The curvaceous ladies are in good company. The Boulevard is home to scores of cinematic and cartoony characters. The antics of the many street performers along Hollywood Boulevard serve to satisfy the need of tourists to see Hollywood, while obstructing the already congested sidewalk even more. And as we’re well aware, this clogged sidewalk and its many attractions and distractions make an ideal environment for crooks. Like tourism venues elsewhere, the street performers contribute to a climate of disorder which serves the purposes of opportunistic criminals.
In a flash, Wiggy has Bob posing for a souvenir photo with a lanky Cat Woman. Our R&R is off to a good start, it seems. But just as fast, their pose is suddenly photobombed by Jack Sparrow, Marilyn Monroe, Captain America, and a girl wielding two armfuls of live snakes. Uninvited, they crowd the shot. And once snapped, they all demand payment for the pic.

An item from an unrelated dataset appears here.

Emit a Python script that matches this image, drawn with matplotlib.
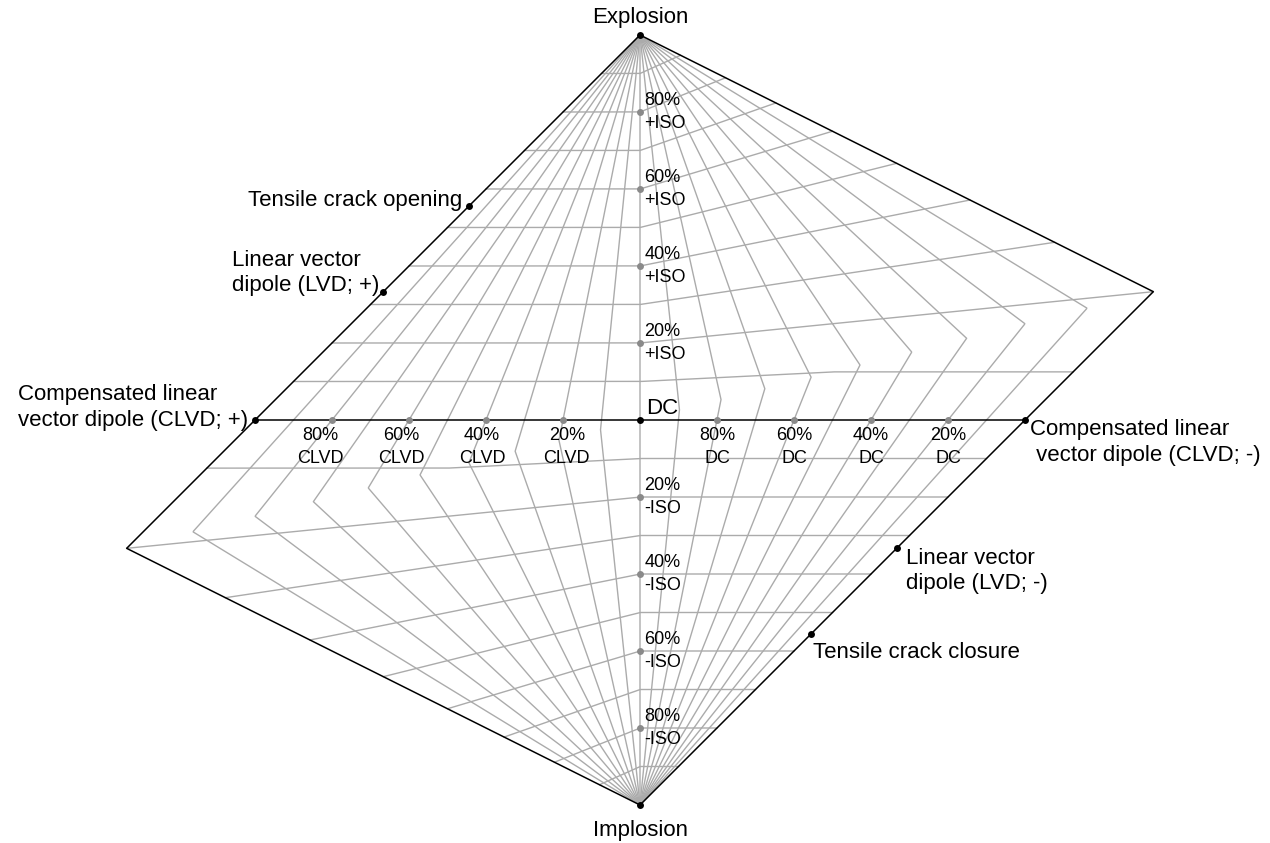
import numpy as np
from matplotlib import pyplot as plt

plt.rcParams['font.family'] = ['Liberation Sans', 'DejaVu Sans']

# Hudson (1989) source-type grid: lines of constant T and constant k
T_lines = [-0.9, -0.8, -0.7, -0.6, -0.5, -0.4, -0.3, -0.2, -0.1, 0.0,
           0.1, 0.2, 0.3, 0.4, 0.5, 0.6, 0.7, 0.8, 0.9]
k_lines = [-0.9, -0.8, -0.7, -0.6, -0.5, -0.4, -0.3, -0.2, -0.1,
           0.1, 0.2, 0.3, 0.4, 0.5, 0.6, 0.7, 0.8, 0.9]

# end-member sources given by their eigenvalues (l1 >= l2 >= l3)
end_names = ['Explosion', 'Implosion', 'DC',
             'CLVD+', 'CLVD-', 'LVD+', 'LVD-', 'Crack+', 'Crack-']
end_eigs = [(1, 1, 1), (-1, -1, -1), (1, 0, -1),
            (2, -1, -1), (1, 1, -2), (1, 0, 0), (0, 0, -1),
            (3, 1, 1), (-1, -1, -3)]

# labelled reference points
iso_k = [0.2, 0.4, 0.6, 0.8, -0.2, -0.4, -0.6, -0.8]
iso_text = ['20%\n+ISO', '40%\n+ISO', '60%\n+ISO', '80%\n+ISO',
            '20%\n-ISO', '40%\n-ISO', '60%\n-ISO', '80%\n-ISO']
clvd_T = [-0.2, -0.4, -0.6, -0.8]
clvd_text = ['20%\nCLVD', '40%\nCLVD', '60%\nCLVD', '80%\nCLVD']
dc_T = [0.2, 0.4, 0.6, 0.8]
dc_text = ['80%\nDC', '60%\nDC', '40%\nDC', '20%\nDC']


def eig2uv(l1, l2, l3):
    l1, l2, l3 = np.asarray(l1, float), np.asarray(l2, float), np.asarray(l3, float)
    norm = np.maximum(np.maximum(np.abs(l1), np.abs(l2)), np.abs(l3))
    u = -2.0 / 3.0 * (l1 + l3 - 2 * l2) / norm
    v = (l1 + l2 + l3) / 3.0 / norm
    return u, v


def tk2uv(T, k):
    T, k = np.broadcast_arrays(np.asarray(T, float), np.asarray(k, float))
    m1 = np.where(T <= 0, 1.0, 1.0 - T / 2)
    m2 = T / 2
    m3 = np.where(T <= 0, -(1.0 + T / 2), -1.0)
    s = 1 - np.abs(k)
    return eig2uv(k + s * m1, k + s * m2, k + s * m3)


s = np.linspace(-1, 1, 2001)
grey = '#ababab'

plt.close('all')
fig = plt.figure(figsize=(12.7, 8.43), dpi=100)
ax = fig.add_axes([0, 0, 1, 1])

for T in T_lines:
    u, v = tk2uv(T, s)
    ax.plot(u, v, color=grey, lw=1.0, zorder=1)
for k in k_lines:
    u, v = tk2uv(s, k)
    ax.plot(u, v, color=grey, lw=1.0, zorder=1)

# outline (T = +-1) and k = 0 line
for T in (-1.0, 1.0):
    u, v = tk2uv(T, s)
    ax.plot(u, v, color='black', lw=1.1, zorder=2)
u, v = tk2uv(s, 0.0)
ax.plot(u, v, color='black', lw=1.1, zorder=2)

# grey reference dots and their labels
fs_small = 13
ls_small = 1.45
u, v = tk2uv(0.0, np.array(iso_k))
ax.plot(u, v, 'o', color='#8a8a8a', ms=5, mec='none', zorder=3)
for uu, vv, t in zip(u, v, iso_text):
    ax.text(uu + 0.011, vv, t, ha='left', va='center', fontsize=fs_small,
            linespacing=ls_small)

u, v = tk2uv(np.array(clvd_T), 0.0)
ax.plot(u, v, 'o', color='#8a8a8a', ms=5, mec='none', zorder=3)
clvd_lab_x = [-0.19, -0.41, -0.62, -0.83]
for xx, t in zip(clvd_lab_x, clvd_text):
    ax.text(xx, -0.071, t, ha='center', va='center', fontsize=fs_small,
            linespacing=ls_small)

u, v = tk2uv(np.array(dc_T), 0.0)
ax.plot(u, v, 'o', color='#8a8a8a', ms=5, mec='none', zorder=3)
for uu, t in zip(u, dc_text):
    ax.text(uu, -0.071, t, ha='center', va='center', fontsize=fs_small,
            linespacing=ls_small)

# end members
eu, ev = eig2uv(*np.array(end_eigs, float).T)
ax.plot(eu, ev, 'o', color='black', ms=5, mec='none', zorder=4)

fs = 16
ls = 1.3
ax.text(0, 1.045, 'Explosion', ha='center', va='center', fontsize=fs)
ax.text(0, -1.065, 'Implosion', ha='center', va='center', fontsize=fs)
ax.text(0.016, 0.031, 'DC', ha='left', va='center', fontsize=fs)
ax.text(-1.018, 0.033, 'Compensated linear\nvector dipole (CLVD; +)',
        ha='right', va='center', multialignment='left', fontsize=fs, linespacing=ls)
ax.text(1.013, -0.058, 'Compensated linear\n vector dipole (CLVD; -)',
        ha='left', va='center', multialignment='left', fontsize=fs, linespacing=ls)
ax.text(-0.678, 0.382, 'Linear vector\ndipole (LVD; +)',
        ha='right', va='center', multialignment='left', fontsize=fs, linespacing=ls)
ax.text(0.691, -0.392, 'Linear vector\ndipole (LVD; -)',
        ha='left', va='center', multialignment='left', fontsize=fs, linespacing=ls)
ax.text(-0.462, 0.571, 'Tensile crack opening', ha='right', va='center', fontsize=fs)
ax.text(0.449, -0.605, 'Tensile crack closure', ha='left', va='center', fontsize=fs)

ax.set_xlim(-640 / 385, 630 / 385)
ax.set_ylim(-423 / 385, 420 / 385)
ax.axis('off')

fig.savefig('out.png', dpi=100)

As Bob notes, street performers and related scams are a common problem at tourism venues around the world. From the Colosseum in Rome, to Fisherman’s Wharf in San Francisco, street performers are notorious not only for creating the conditions which facilitate crimes, but sometimes engaging in crimes themselves.
While Wiggy fends off the spurious claims and hands over two dollars to Cat Woman alone, many tourists are intimidated and end up paying all of the photographic interlopers. It goes on all day, every day, all summer, says Wiggy.
And that’s just the tip of the street disorder in this tourist mecca.
An army of career criminals at tourism destinations across the globe work tirelessly at their nefarious trades to make things even tougher for travelers.
—Dave Wiggins
When Bob turns around to continue our stroll along the Walk of Fame, his trained eye instantly catches two locals, their backs planted against a store wall, one leg cocked up, intently observing preoccupied tourists. These are career criminals who prey specifically on tourists—distraction thieves who take advantage of the built-in madness of a place like Hollywood Boulevard.
Wiggy bumps into a couple of former colleagues and soon Bob is engaged in deep conversation with the local constabulary about current trends impacting tourism. Suddenly our day of leisure is looking like another workday.
To be fair, the issues and problems in Hollywood are no worse than any major tourism destination. But as Wiggy observes, one feature makes Hollywood Boulevard distinct: “Nowhere in the world are more people more focused looking straight down.”
Bob is an expert on how just such distractions facilitate victimization, so this turns into a lively discussion on tourism crime around the globe. So much for a day of R&R.
Such is the life of a thiefhunter on vacation.